There was anger among many of the protesters at the Mexico City march.
There was anger among many of the protesters at the Mexico City march.

Protesters denounced that police used tear gas against them during confrontations at the metal barrier but government security official Marcela Figueroa denied that was the case, telling a press conference that the authorities didn’t use any kind of irritating substance to repel and disperse people. She said police only used fire extinguishers after Molotov cocktails were hurled at them. Figueroa also said there was evidence that it was in fact protesters who fired tear gas.

At one stage of the protest, panic overtook the zócalo, Mexico City’s main square, when men were spotted on the roof of the National Palace toting what appeared to be high-caliber weapons. But government spokesman Jesús Ramírez said on Twitter that the suspected weapons were drone defenders used to prevent drone flights over the National Palace because it is a “reserved area.” No one on the roof of the National Palace was armed, Ramírez said.

The protest continued into the night, with groups of women continuing to chant anti-government and anti-violence slogans as a bonfire burned in front of the protective metal barrier.

Ivette Granados, a 49-year-old woman who marched with her 16-year-old daughter, told The New York Times that she didn’t support the use of violence by protesters but added that it appeared to be the only way to get the nation to take notice of women’s lengthy fight for equality.

“I have already seen it throughout history in the peaceful marches of women — they did not give any results,” she said.

“I think that these things make governments and people turn around. And even if I don’t agree, life has shown me that only then do they turn around to see these situations,” Granados said.

women protesters
Some of the anger turned to violence.

“Look, I don’t agree to destroy monuments or damage, right? But it is also clear to me that a monument is not worth more than the life of a girl.”
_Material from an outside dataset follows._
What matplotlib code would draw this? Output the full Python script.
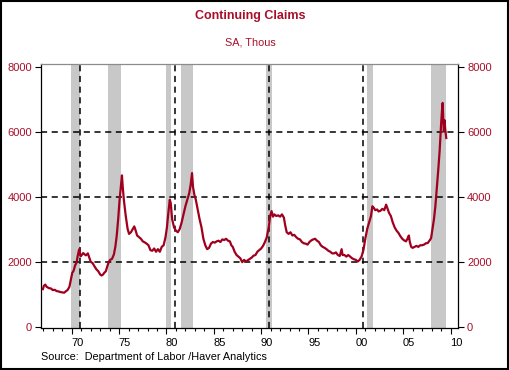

Granados and her daughter, Maria Puente, told the Times they were angry about the daily struggle against sexual abuse that women across Mexico are forced to endure.

“Mother and daughter took turns listing off the assaults they said they had suffered over the years: being grabbed in the street, on the Metro or at a party, and men flashing their genitals at them in public,” the Times said.

Mexico, one of the most dangerous countries in the world for girls and women, has been plagued by femicides and other gender violence for years. There were well over 3,000 murders of women last year, of which more than 900 were classified as femicides, and some 16,000 reported cases of rape.

With impunity in sexual abuse cases still rampant despite López Obrador and his government pledging to provide access to justice for victims of all crimes, some sections of the feminist movement have become increasingly emboldened recently, demonstrating that they are prepared to resort to aggressive tactics to bring attention to the grave situation they face.

Just six months ago, a feminist collective took over the Mexico City headquarters of the National Human Rights Commission  and turned it into a shelter for victims of gender-based violence, while acts of vandalism and violence committed by a minority of protesters have marred recent women’s marches.

Many women see their fight against gender violence and the struggle for women’s rights as a matter of life and death.

“We fight today so we don’t die tomorrow,” was one of the slogans chanted during Monday’s march. “Not one more, not one more, not one murdered woman more,” was another.